In 2023, Do No Harm, joined by Dr. Khatibi, filed a lawsuit in the U.S. District Court for the Central District of California, Azadeh Khatibi et al. v. Kristina Lawson et al., arguing that California’s CME mandate violates the First Amendment rights of CME instructors by compelling their speech and placing unconstitutional restrictions on the free exercise of speech. The district court dismissed the complaint, and the Ninth Circuit upheld that decision, claiming CME courses constitute government speech based on the State’s extensive regulation of the medical field—even though the State does not create, review, or edit the content of CME courses.
Now, Do No Harm is asking SCOTUS to decide whether a state can compel private professionals to convey a contested ideological message as a condition of teaching courses required for a professional license. Do No Harm argues California’s law erases the constitutional boundary between government and private speech, threatens the speech rights of countless professionals, and directly conflicts with SCOTUS precedents protecting against compelled speech.

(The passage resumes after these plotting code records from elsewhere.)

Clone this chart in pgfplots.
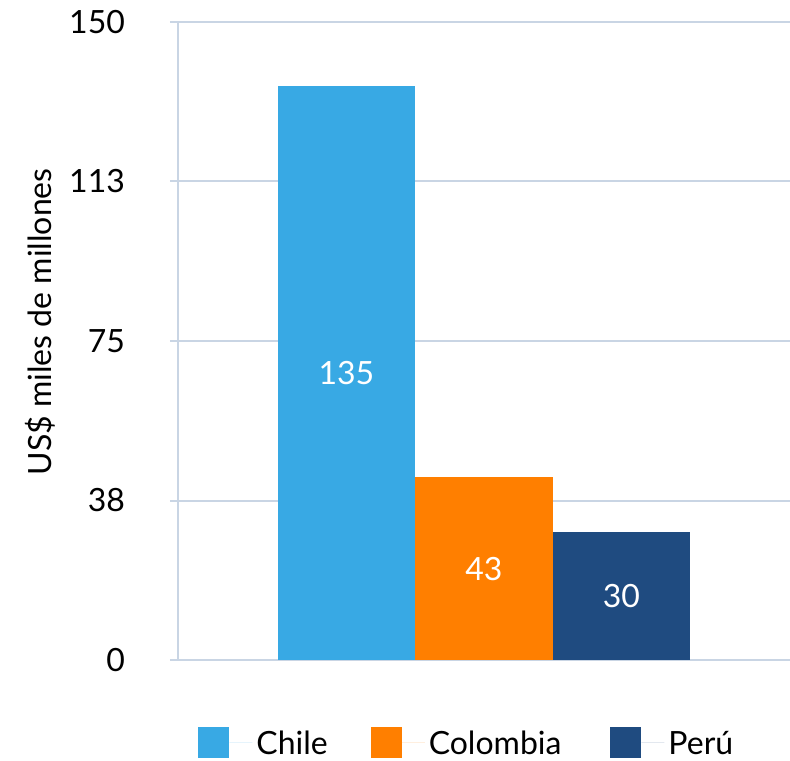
\documentclass[border=0pt]{standalone}
\usepackage{fontspec}
\setmainfont{Lato}
\usepackage{pgfplots}
\pgfplotsset{compat=1.18}
\definecolor{cChile}{HTML}{38A9E4}
\definecolor{cCol}{HTML}{FF7F00}
\definecolor{cPeru}{HTML}{1F4B80}
\definecolor{gridc}{HTML}{C9D5E4}
\begin{document}
\begin{tikzpicture}
\useasboundingbox (-89pt,-50pt) rectangle (306pt,330pt);
\begin{axis}[
  at={(0,0)}, anchor=south west,
  scale only axis, width=306pt, height=319pt,
  font=\fontsize{16}{19}\selectfont,
  /pgf/number format/assume math mode=true,
  ybar, bar width=1, bar shift=0pt,
  xmin=-1.225, xmax=3.226, ymin=0, ymax=150,
  axis lines*=left,
  x axis line style={draw=none},
  y axis line style={draw=gridc, line width=1pt},
  xtick=\empty,
  ytick={0,37.5,75,112.5,150},
  yticklabels={0,38,75,113,150},
  ytick align=outside, major tick length=4pt,
  y tick style={draw=gridc, line width=1pt},
  yticklabel style={anchor=east, xshift=-19pt},
  ymajorgrids, grid style={draw=gridc, line width=1pt},
  ylabel={US\$ miles de millones},
  every axis y label/.style={at={(axis description cs:-0.225,0.53)}, rotate=90, anchor=center},
  legend style={at={(axis description cs:0.0327,-0.130)}, anchor=west, draw=none, fill=none,
    inner sep=0pt,
    legend columns=3, font=\fontsize{16}{19}\selectfont,
    /tikz/every even column/.append style={column sep=19.5pt},
    nodes={inner sep=2pt, text depth=0pt}},
  legend image code/.code={\fill[#1] (0pt,-7.75pt) rectangle (15.5pt,7.75pt);\path (15.5pt,0) -- (27pt,0);},
  nodes near coords,
  visualization depends on=y \as \rawy,
  every node near coord/.append style={anchor=center, text=white, font=\fontsize{16}{19}\selectfont,
    shift={(axis direction cs:0,-\rawy/2)}},
]
\addplot[fill=cChile, draw=none] coordinates {(0,135)};
\addlegendentry{Chile}
\addplot[fill=cCol, draw=none] coordinates {(1,43)};
\addlegendentry{Colombia\rule{3pt}{0pt}}
\addplot[fill=cPeru, draw=none] coordinates {(2,30)};
\addlegendentry{Perú}
\end{axis}
\end{tikzpicture}
\end{document}
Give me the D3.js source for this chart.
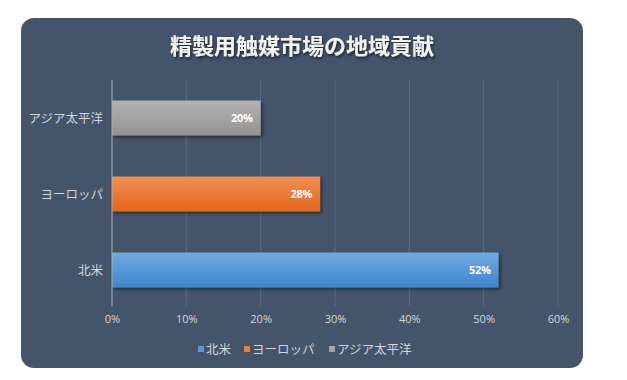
<!DOCTYPE html>
<html><head><meta charset="utf-8">
<script src="https://cdn.jsdelivr.net/npm/d3@7"></script>
<style>
html,body{margin:0;padding:0;background:#fff;}
svg{display:block;}
</style></head>
<body>
<svg id="c" width="627" height="380"></svg>
<script>
const title = "精製用触媒市場の地域貢献";
const categories = ["アジア太平洋", "ヨーロッパ", "北米"];
const values = [20, 28, 52];
const legendOrder = ["北米", "ヨーロッパ", "アジア太平洋"];
const ticks = [0, 10, 20, 30, 40, 50, 60];
const colorsTop = {"北米": "#72aae0", "ヨーロッパ": "#f48d52", "アジア太平洋": "#b3b3b3"};
const colorsBot = {"北米": "#3f85cc", "ヨーロッパ": "#e2681b", "アジア太平洋": "#939393"};
const legendColors = {"北米": "#5b9bd5", "ヨーロッパ": "#ed7d31", "アジア太平洋": "#a5a5a5"};

const svg = d3.select("#c");
const font = "'Noto Sans CJK JP', 'Noto Sans', sans-serif";
const defs = svg.append("defs");
categories.forEach((c, i) => {
  const g = defs.append("linearGradient").attr("id", "g" + i).attr("x1", 0).attr("y1", 0).attr("x2", 0).attr("y2", 1);
  g.append("stop").attr("offset", "0%").attr("stop-color", colorsTop[c]);
  g.append("stop").attr("offset", "100%").attr("stop-color", colorsBot[c]);
});
const sh = defs.append("filter").attr("id", "sh").attr("x", "-10%").attr("y", "-30%").attr("width", "130%").attr("height", "180%");
sh.append("feDropShadow").attr("dx", 2).attr("dy", 2).attr("stdDeviation", 1.5).attr("flood-color", "#000").attr("flood-opacity", 0.45);
const tsh = defs.append("filter").attr("id", "tsh").attr("x", "-10%").attr("y", "-30%").attr("width", "130%").attr("height", "180%");
tsh.append("feDropShadow").attr("dx", 1).attr("dy", 2).attr("stdDeviation", 1.5).attr("flood-color", "#000").attr("flood-opacity", 0.6);

svg.append("rect").attr("x", 21).attr("y", 18).attr("width", 562).attr("height", 350).attr("rx", 13).attr("fill", "#44546a");

svg.append("text").attr("x", 302).attr("y", 54).attr("text-anchor", "middle")
  .attr("font-family", font).attr("font-size", 22).attr("font-weight", "bold").attr("fill", "#f2f2f2")
  .attr("filter", "url(#tsh)").text(title);

const x = d3.scaleLinear().domain([0, 60]).range([112, 558]);
const y = d3.scaleBand().domain(categories).range([80, 308]).paddingInner(0.54).paddingOuter(0.27);

// gridlines
svg.append("g").selectAll("line").data(ticks.slice(1)).join("line")
  .attr("x1", d => x(d)).attr("x2", d => x(d)).attr("y1", 80).attr("y2", 306)
  .attr("stroke", "#5d6b80").attr("stroke-width", 1);

// bars
svg.append("g").selectAll("rect").data(categories).join("rect")
  .attr("x", x(0)).attr("y", d => y(d)).attr("width", (d, i) => x(values[i]) - x(0)).attr("height", y.bandwidth())
  .attr("fill", (d, i) => "url(#g" + i + ")").attr("filter", "url(#sh)");

// axis line
svg.append("line").attr("x1", x(0)).attr("x2", x(0)).attr("y1", 80).attr("y2", 306)
  .attr("stroke", "#a6adb8").attr("stroke-width", 1);

// value labels
svg.append("g").selectAll("text").data(categories).join("text")
  .attr("x", (d, i) => x(values[i]) - 8).attr("y", d => y(d) + y.bandwidth() / 2 + 4)
  .attr("text-anchor", "end").attr("font-family", "'Open Sans', sans-serif").attr("font-weight", "bold")
  .attr("font-size", 11).attr("fill", "#fff").attr("letter-spacing", -0.3)
  .text((d, i) => values[i] + "%");

// category labels
svg.append("g").selectAll("text").data(categories).join("text")
  .attr("x", 103).attr("y", d => y(d) + y.bandwidth() / 2 + 4.5)
  .attr("text-anchor", "end").attr("font-family", font).attr("font-size", 12.5).attr("fill", "#d4d7dc")
  .text(d => d);

// x axis tick labels
const xa = d3.axisBottom(x).tickValues(ticks).tickFormat(d => d + "%").tickSize(0).tickPadding(0);
const ag = svg.append("g").attr("transform", "translate(0,315)").call(xa);
ag.select(".domain").remove();
ag.selectAll("text").attr("font-family", "'Open Sans', sans-serif").attr("font-size", 11).attr("fill", "#d4d7dc").attr("dy", "0.71em");

// legend
const lg = svg.append("g");
const lx = [198, 244, 329];
legendOrder.forEach((c, i) => {
  lg.append("rect").attr("x", lx[i]).attr("y", 346).attr("width", 6).attr("height", 6).attr("fill", legendColors[c]);
  lg.append("text").attr("x", lx[i] + 8).attr("y", 353.5).attr("font-family", font).attr("font-size", 12.5)
    .attr("fill", "#d4d7dc").text(c);
});
</script>
</body></html>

“By mandating ideologically charged racial theories be taught in continuing medical education courses, California infringes on physicians’ free speech rights,” said Stanley Goldfarb, MD, Chairman at Do No Harm. “We are asking the Supreme Court to intervene to protect these critical rights in the field of medicine. Doctors do not need lawmakers telling them what to think when providing medical advice to patients. There is no evidence so-called systemic implicit bias exists in healthcare, and propagating such debunked pseudoscience only deepens suspicion between patients and providers. Physicians must be trained to assess each patient’s unique needs, not focus on immutable characteristics like race. We urge the Court to take up our case and resolve California’s overreach once and for all.”
See Do No Harm’s Cert Petition here.
See the case page here.
More Details:
- California requires physicians to complete 50 hours of CME every two years to maintain their medical licenses.
- Under the state’s more recent mandate, nearly every CME course must now include specific “implicit bias” curriculum, including: “[e]xamples of how implicit bias affects perceptions and treatment decisions of physicians and surgeons, leading to disparities in health outcomes,” or “[s]trategies to address how unintended biases in decisionmaking may contribute to health care disparities by shaping behavior and producing differences in medical treatment along lines of race, ethnicity, gender identity, sexual orientation, age, socioeconomic status, or other characteristics,” or a combination of both.
- Courses that omit the mandated content are ineligible for CME credit, and instructors who refuse to teach it face professional consequences, such as loss of business, reputational harm, and barriers to future teaching opportunities.
- Both Dr. Khatibi, a board-certified ophthalmologist, and members of Do No Harm create and deliver their own original CME content.
Do No Harm, established in April 2022, has rapidly gained recognition and made significant strides in its mission to safeguard healthcare from ideological threats. It has over 50,000 members, including doctors, nurses, physicians, and concerned citizens across all 50 states and 14 countries.